▶ [Data segment]:
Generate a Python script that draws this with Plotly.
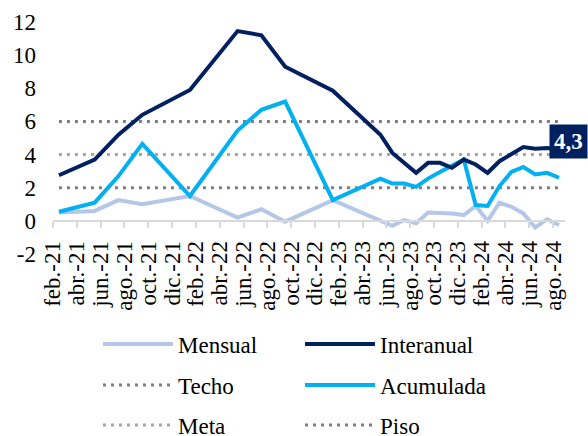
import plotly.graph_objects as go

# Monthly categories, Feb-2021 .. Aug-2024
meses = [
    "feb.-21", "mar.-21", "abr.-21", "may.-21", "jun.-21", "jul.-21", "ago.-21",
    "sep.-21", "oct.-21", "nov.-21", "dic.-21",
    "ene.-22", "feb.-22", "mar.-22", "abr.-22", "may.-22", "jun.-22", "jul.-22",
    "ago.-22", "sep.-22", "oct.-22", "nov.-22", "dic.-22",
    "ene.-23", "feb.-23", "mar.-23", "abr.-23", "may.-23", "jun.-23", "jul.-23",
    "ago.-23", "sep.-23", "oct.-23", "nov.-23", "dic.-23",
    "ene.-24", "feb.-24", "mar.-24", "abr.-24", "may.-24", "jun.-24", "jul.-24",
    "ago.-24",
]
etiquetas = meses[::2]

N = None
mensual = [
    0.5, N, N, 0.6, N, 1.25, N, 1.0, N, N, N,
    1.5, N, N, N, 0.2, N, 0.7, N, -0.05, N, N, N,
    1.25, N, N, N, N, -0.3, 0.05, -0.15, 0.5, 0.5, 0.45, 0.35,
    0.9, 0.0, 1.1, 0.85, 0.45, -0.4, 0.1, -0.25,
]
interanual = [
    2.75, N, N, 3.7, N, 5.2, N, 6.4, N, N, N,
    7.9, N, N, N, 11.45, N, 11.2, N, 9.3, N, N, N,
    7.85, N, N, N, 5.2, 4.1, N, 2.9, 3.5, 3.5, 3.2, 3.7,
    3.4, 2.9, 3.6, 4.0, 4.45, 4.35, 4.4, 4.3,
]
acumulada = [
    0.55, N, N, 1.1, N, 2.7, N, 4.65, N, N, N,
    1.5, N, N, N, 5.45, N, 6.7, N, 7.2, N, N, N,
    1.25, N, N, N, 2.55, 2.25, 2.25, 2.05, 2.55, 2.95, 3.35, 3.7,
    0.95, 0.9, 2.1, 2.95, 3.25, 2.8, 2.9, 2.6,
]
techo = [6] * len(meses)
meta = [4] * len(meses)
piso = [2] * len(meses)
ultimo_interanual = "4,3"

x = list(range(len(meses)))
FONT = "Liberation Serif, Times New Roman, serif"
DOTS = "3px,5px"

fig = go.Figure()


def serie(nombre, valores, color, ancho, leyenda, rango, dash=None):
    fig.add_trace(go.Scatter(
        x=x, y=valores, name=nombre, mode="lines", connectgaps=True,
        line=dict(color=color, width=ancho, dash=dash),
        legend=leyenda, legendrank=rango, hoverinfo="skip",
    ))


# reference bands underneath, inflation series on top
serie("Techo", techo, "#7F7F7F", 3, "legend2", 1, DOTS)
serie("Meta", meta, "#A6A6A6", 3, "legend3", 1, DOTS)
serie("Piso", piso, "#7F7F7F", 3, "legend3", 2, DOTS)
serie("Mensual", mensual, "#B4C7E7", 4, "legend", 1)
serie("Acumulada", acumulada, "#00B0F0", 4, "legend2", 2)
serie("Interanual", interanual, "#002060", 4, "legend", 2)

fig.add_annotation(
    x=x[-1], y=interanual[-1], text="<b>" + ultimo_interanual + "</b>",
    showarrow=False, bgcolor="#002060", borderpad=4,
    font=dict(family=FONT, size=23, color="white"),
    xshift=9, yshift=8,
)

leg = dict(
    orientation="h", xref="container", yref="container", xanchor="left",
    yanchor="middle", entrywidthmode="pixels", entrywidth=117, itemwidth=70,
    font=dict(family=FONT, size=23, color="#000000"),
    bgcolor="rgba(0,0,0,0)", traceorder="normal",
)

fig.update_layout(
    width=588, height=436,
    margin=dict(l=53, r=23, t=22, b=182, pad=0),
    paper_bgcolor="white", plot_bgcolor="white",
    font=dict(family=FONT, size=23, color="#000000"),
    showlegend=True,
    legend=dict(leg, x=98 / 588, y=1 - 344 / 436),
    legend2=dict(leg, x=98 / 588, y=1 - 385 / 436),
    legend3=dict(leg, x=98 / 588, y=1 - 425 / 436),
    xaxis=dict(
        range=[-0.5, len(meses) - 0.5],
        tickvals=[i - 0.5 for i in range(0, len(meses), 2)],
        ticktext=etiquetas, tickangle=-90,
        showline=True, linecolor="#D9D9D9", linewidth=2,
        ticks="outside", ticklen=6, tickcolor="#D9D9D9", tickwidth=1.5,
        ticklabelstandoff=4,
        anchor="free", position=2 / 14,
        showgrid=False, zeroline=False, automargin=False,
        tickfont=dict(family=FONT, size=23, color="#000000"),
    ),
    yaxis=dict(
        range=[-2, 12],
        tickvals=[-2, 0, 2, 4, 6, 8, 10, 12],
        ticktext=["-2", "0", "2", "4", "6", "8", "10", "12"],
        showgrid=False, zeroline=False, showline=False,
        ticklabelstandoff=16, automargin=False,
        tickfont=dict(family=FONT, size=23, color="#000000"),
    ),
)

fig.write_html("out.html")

▶ [Task requirements]: Except for the pictures, reproduce every line exactly.

▶ [Task solution]:
Generate a Python script that draws this with Plotly.
import plotly.graph_objects as go

# Monthly categories, Feb-2021 .. Aug-2024
meses = [
    "feb.-21", "mar.-21", "abr.-21", "may.-21", "jun.-21", "jul.-21", "ago.-21",
    "sep.-21", "oct.-21", "nov.-21", "dic.-21",
    "ene.-22", "feb.-22", "mar.-22", "abr.-22", "may.-22", "jun.-22", "jul.-22",
    "ago.-22", "sep.-22", "oct.-22", "nov.-22", "dic.-22",
    "ene.-23", "feb.-23", "mar.-23", "abr.-23", "may.-23", "jun.-23", "jul.-23",
    "ago.-23", "sep.-23", "oct.-23", "nov.-23", "dic.-23",
    "ene.-24", "feb.-24", "mar.-24", "abr.-24", "may.-24", "jun.-24", "jul.-24",
    "ago.-24",
]
etiquetas = meses[::2]

N = None
mensual = [
    0.5, N, N, 0.6, N, 1.25, N, 1.0, N, N, N,
    1.5, N, N, N, 0.2, N, 0.7, N, -0.05, N, N, N,
    1.25, N, N, N, N, -0.3, 0.05, -0.15, 0.5, 0.5, 0.45, 0.35,
    0.9, 0.0, 1.1, 0.85, 0.45, -0.4, 0.1, -0.25,
]
interanual = [
    2.75, N, N, 3.7, N, 5.2, N, 6.4, N, N, N,
    7.9, N, N, N, 11.45, N, 11.2, N, 9.3, N, N, N,
    7.85, N, N, N, 5.2, 4.1, N, 2.9, 3.5, 3.5, 3.2, 3.7,
    3.4, 2.9, 3.6, 4.0, 4.45, 4.35, 4.4, 4.3,
]
acumulada = [
    0.55, N, N, 1.1, N, 2.7, N, 4.65, N, N, N,
    1.5, N, N, N, 5.45, N, 6.7, N, 7.2, N, N, N,
    1.25, N, N, N, 2.55, 2.25, 2.25, 2.05, 2.55, 2.95, 3.35, 3.7,
    0.95, 0.9, 2.1, 2.95, 3.25, 2.8, 2.9, 2.6,
]
techo = [6] * len(meses)
meta = [4] * len(meses)
piso = [2] * len(meses)
ultimo_interanual = "4,3"

x = list(range(len(meses)))
FONT = "Liberation Serif, Times New Roman, serif"
DOTS = "3px,5px"

fig = go.Figure()


def serie(nombre, valores, color, ancho, leyenda, rango, dash=None):
    fig.add_trace(go.Scatter(
        x=x, y=valores, name=nombre, mode="lines", connectgaps=True,
        line=dict(color=color, width=ancho, dash=dash),
        legend=leyenda, legendrank=rango, hoverinfo="skip",
    ))


# reference bands underneath, inflation series on top
serie("Techo", techo, "#7F7F7F", 3, "legend2", 1, DOTS)
serie("Meta", meta, "#A6A6A6", 3, "legend3", 1, DOTS)
serie("Piso", piso, "#7F7F7F", 3, "legend3", 2, DOTS)
serie("Mensual", mensual, "#B4C7E7", 4, "legend", 1)
serie("Acumulada", acumulada, "#00B0F0", 4, "legend2", 2)
serie("Interanual", interanual, "#002060", 4, "legend", 2)

fig.add_annotation(
    x=x[-1], y=interanual[-1], text="<b>" + ultimo_interanual + "</b>",
    showarrow=False, bgcolor="#002060", borderpad=4,
    font=dict(family=FONT, size=23, color="white"),
    xshift=9, yshift=8,
)

leg = dict(
    orientation="h", xref="container", yref="container", xanchor="left",
    yanchor="middle", entrywidthmode="pixels", entrywidth=117, itemwidth=70,
    font=dict(family=FONT, size=23, color="#000000"),
    bgcolor="rgba(0,0,0,0)", traceorder="normal",
)

fig.update_layout(
    width=588, height=436,
    margin=dict(l=53, r=23, t=22, b=182, pad=0),
    paper_bgcolor="white", plot_bgcolor="white",
    font=dict(family=FONT, size=23, color="#000000"),
    showlegend=True,
    legend=dict(leg, x=98 / 588, y=1 - 344 / 436),
    legend2=dict(leg, x=98 / 588, y=1 - 385 / 436),
    legend3=dict(leg, x=98 / 588, y=1 - 425 / 436),
    xaxis=dict(
        range=[-0.5, len(meses) - 0.5],
        tickvals=[i - 0.5 for i in range(0, len(meses), 2)],
        ticktext=etiquetas, tickangle=-90,
        showline=True, linecolor="#D9D9D9", linewidth=2,
        ticks="outside", ticklen=6, tickcolor="#D9D9D9", tickwidth=1.5,
        ticklabelstandoff=4,
        anchor="free", position=2 / 14,
        showgrid=False, zeroline=False, automargin=False,
        tickfont=dict(family=FONT, size=23, color="#000000"),
    ),
    yaxis=dict(
        range=[-2, 12],
        tickvals=[-2, 0, 2, 4, 6, 8, 10, 12],
        ticktext=["-2", "0", "2", "4", "6", "8", "10", "12"],
        showgrid=False, zeroline=False, showline=False,
        ticklabelstandoff=16, automargin=False,
        tickfont=dict(family=FONT, size=23, color="#000000"),
    ),
)

fig.write_html("out.html")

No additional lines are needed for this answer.